Written exercise
Retype the opening lines of the listing below, ending with the line that contains "3.39, 3.0, 2.45];", and leave out any pictures.

Dataset content
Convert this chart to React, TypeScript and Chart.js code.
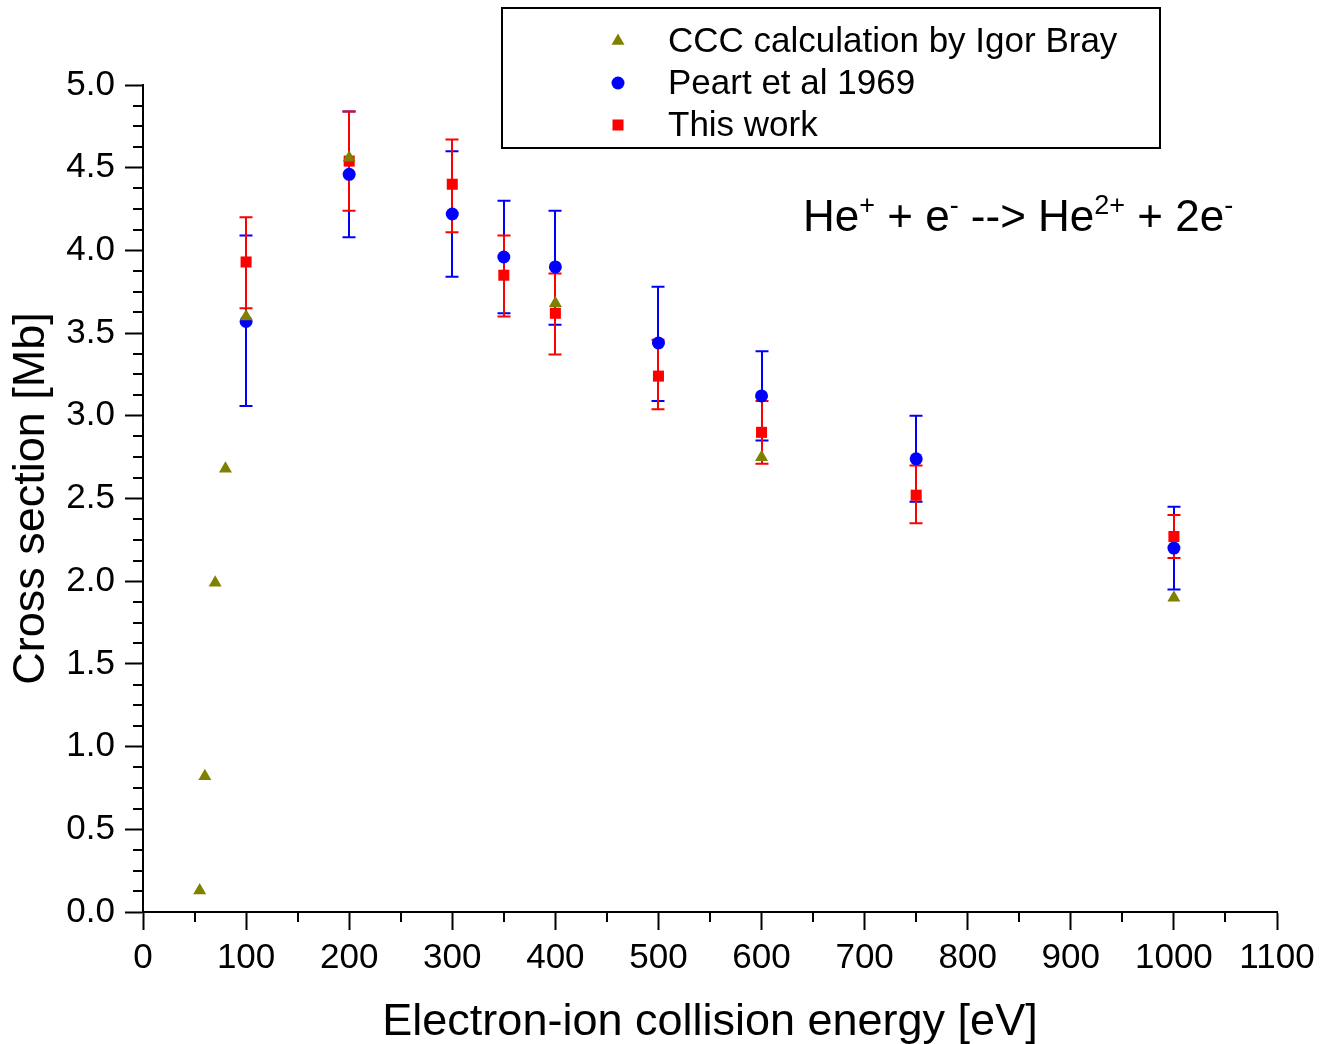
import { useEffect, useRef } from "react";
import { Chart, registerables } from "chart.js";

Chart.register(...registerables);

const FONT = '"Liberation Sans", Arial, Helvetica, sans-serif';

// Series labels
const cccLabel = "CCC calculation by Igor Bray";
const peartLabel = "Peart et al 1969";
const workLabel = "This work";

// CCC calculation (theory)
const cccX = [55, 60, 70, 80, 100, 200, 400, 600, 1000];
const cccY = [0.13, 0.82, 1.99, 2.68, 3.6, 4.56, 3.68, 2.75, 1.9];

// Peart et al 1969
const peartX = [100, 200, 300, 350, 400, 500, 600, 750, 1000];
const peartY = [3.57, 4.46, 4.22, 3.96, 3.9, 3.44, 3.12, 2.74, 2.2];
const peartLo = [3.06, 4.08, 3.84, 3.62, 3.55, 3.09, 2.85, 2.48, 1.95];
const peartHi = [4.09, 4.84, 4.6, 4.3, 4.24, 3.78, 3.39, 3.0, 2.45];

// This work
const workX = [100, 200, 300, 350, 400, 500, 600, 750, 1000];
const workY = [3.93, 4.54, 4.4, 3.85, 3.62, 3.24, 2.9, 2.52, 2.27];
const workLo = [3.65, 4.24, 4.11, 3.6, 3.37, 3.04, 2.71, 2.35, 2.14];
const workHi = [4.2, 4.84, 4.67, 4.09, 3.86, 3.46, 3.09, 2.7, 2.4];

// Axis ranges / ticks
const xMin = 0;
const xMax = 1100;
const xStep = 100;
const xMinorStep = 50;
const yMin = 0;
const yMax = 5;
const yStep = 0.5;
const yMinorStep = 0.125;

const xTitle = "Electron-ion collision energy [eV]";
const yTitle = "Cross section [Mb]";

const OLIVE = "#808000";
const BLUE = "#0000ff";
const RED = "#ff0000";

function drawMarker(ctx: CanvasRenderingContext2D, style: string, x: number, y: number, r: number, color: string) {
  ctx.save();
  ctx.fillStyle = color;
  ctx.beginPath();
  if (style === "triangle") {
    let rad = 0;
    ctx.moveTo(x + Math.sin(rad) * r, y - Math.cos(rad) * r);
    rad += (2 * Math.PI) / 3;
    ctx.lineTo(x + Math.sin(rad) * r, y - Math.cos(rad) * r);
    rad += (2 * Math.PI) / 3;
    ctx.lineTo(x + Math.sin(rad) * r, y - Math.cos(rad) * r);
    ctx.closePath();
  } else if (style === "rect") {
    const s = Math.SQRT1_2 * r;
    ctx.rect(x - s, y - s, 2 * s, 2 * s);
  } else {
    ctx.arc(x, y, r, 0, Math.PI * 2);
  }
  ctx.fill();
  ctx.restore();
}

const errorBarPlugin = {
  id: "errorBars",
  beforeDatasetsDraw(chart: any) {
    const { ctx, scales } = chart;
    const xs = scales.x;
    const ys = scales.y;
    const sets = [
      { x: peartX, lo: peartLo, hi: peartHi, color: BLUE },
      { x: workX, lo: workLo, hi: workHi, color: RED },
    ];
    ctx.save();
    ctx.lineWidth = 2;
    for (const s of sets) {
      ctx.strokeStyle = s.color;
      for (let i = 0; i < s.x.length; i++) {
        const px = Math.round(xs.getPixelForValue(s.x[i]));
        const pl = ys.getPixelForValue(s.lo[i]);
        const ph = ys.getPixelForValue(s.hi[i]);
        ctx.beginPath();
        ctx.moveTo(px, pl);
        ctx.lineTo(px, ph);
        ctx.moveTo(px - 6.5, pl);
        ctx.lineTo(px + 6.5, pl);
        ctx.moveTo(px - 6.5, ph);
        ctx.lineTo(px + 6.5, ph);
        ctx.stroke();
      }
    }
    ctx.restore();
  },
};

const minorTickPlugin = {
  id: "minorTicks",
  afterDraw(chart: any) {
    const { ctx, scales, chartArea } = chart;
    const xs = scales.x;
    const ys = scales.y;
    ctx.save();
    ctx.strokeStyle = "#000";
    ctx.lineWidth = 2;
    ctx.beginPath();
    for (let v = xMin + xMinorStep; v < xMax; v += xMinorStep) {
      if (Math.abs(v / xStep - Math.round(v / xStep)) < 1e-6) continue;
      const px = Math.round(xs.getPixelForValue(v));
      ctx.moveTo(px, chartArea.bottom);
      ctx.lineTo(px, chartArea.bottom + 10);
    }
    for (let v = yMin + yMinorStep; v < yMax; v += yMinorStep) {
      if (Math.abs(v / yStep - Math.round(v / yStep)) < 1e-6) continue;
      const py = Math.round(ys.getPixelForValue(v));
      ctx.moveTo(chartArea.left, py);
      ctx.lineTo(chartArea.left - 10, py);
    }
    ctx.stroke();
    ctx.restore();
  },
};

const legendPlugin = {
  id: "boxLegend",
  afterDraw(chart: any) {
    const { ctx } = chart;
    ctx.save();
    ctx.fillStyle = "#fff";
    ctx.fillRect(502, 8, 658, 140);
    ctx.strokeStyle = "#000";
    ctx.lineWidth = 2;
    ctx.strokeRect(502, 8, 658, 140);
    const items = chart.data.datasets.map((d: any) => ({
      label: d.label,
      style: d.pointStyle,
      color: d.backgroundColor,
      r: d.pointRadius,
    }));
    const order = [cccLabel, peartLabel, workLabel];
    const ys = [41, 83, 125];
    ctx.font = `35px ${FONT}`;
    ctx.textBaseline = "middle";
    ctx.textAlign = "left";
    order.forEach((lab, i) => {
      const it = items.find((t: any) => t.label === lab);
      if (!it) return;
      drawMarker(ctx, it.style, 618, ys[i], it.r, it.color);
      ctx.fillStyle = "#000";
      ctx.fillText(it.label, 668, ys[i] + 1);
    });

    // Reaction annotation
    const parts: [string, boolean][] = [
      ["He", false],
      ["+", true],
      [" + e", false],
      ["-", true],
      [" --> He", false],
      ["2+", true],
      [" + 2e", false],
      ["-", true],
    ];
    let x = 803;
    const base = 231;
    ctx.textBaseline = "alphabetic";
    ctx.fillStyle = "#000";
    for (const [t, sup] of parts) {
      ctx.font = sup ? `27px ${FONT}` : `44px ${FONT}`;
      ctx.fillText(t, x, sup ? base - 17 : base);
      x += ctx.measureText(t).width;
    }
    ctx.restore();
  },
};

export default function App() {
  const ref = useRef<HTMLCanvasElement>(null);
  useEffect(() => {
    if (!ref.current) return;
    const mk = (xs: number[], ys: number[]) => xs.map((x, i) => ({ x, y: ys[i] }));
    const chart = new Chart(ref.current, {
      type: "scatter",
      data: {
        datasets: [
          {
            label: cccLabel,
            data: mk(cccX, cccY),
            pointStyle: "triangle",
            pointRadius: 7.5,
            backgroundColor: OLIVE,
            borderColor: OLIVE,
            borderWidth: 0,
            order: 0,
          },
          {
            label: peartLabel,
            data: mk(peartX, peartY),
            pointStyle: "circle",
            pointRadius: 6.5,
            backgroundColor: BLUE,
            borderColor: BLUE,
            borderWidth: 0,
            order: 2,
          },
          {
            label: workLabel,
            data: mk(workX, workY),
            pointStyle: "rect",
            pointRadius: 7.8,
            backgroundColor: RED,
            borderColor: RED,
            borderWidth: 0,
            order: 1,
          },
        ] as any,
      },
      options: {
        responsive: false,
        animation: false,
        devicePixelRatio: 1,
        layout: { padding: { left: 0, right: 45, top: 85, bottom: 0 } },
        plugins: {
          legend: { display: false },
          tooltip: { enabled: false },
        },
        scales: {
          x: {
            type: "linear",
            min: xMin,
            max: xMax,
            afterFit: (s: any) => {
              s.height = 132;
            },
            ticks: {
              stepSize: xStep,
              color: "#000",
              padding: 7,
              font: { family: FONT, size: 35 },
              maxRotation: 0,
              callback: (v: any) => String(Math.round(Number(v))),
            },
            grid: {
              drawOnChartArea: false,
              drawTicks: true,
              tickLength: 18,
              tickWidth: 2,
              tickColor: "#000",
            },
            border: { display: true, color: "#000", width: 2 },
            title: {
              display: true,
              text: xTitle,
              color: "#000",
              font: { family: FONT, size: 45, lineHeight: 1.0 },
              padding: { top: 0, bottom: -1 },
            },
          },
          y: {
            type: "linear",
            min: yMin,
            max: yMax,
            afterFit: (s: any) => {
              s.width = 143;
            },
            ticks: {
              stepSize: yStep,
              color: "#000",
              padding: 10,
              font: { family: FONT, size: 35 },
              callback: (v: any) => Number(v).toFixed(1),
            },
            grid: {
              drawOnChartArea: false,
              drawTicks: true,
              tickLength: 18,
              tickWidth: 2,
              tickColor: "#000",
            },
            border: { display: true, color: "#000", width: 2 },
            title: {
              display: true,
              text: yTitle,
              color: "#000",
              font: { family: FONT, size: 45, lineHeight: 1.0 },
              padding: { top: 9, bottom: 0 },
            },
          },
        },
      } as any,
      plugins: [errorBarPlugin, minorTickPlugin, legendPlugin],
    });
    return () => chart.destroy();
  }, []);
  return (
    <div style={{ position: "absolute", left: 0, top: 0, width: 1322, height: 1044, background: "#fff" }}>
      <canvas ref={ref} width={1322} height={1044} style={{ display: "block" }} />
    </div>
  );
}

Output
Convert this chart to React, TypeScript and Chart.js code.
import { useEffect, useRef } from "react";
import { Chart, registerables } from "chart.js";

Chart.register(...registerables);

const FONT = '"Liberation Sans", Arial, Helvetica, sans-serif';

// Series labels
const cccLabel = "CCC calculation by Igor Bray";
const peartLabel = "Peart et al 1969";
const workLabel = "This work";

// CCC calculation (theory)
const cccX = [55, 60, 70, 80, 100, 200, 400, 600, 1000];
const cccY = [0.13, 0.82, 1.99, 2.68, 3.6, 4.56, 3.68, 2.75, 1.9];

// Peart et al 1969
const peartX = [100, 200, 300, 350, 400, 500, 600, 750, 1000];
const peartY = [3.57, 4.46, 4.22, 3.96, 3.9, 3.44, 3.12, 2.74, 2.2];
const peartLo = [3.06, 4.08, 3.84, 3.62, 3.55, 3.09, 2.85, 2.48, 1.95];
const peartHi = [4.09, 4.84, 4.6, 4.3, 4.24, 3.78, 3.39, 3.0, 2.45];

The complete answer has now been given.